On the national front, Ernie Stevens Jr., chairman of the National Indian Gaming Association, is scheduled to testify. NIGA's executive director, Mark Van Norman, when asked at an Indian law conference this past April whether Congressional action on off-reservation gaming was likely, said he didn't think so.

At the time, Martin suggested lawmakers might act to limit off-reservation gaming, possibly by inserting riders in appropriations bills. "[R]epresentatives in Congress ... continue to call us and ask us what we are going to do about it and I think they want to do something about it on the Hill," she said at the Federal Bar Association's annual Indian law conference.

Even some pro-tribal advocates in Congress think action might be needed because the BIA has not yet resolved several off-reservation gaming applications. "Do you think the Congress should wait for the [Interior] department for a decision?" Rep. Eni Faleomavaega (D-American Samoa) asked Martin last month. "Or should we just zip it in an amendment and be done with it?"

Currently, the Indian Gaming Regulatory Act (IGRA) of 1988 bars gaming on off-reservation lands or newly acquired lands. But there are several exceptions that tribes can meet to bypass the restriction.

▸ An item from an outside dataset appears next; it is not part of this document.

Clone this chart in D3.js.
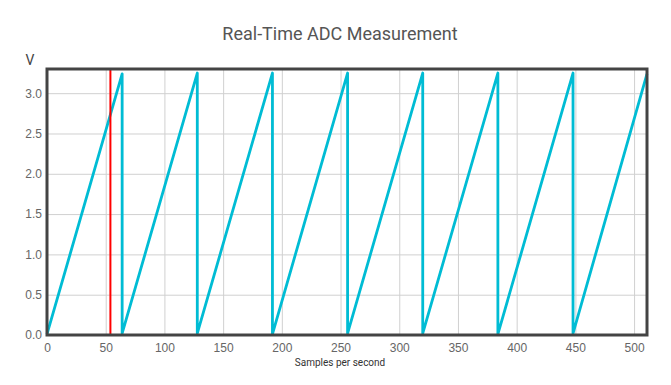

Newly-recognized tribes, for example, are exempt because they lacked a land base at the passage of IGRA. Tribes in Oklahoma that acquire land within their former reservation are exempt too. Tribes who receive land as part of a settlement can also seek gaming there.

Even those tribes that don't necessarily meet the qualifications can follow what is known as a two-part determination that requires the approval of the state governor where the casino would be located. Since 1988, only three off-reservation casinos have been approved in this manner. A federal appeals court recently upheld the two-part determination provision of IGRA.

Another more controversial route is to seek a separate act of Congress to sanction gaming on newly-acquired lands. One California tribe benefited from this tactic when its land purchase was "back-dated" prior to 1988. A federal appeals court upheld this law against a series of challenges.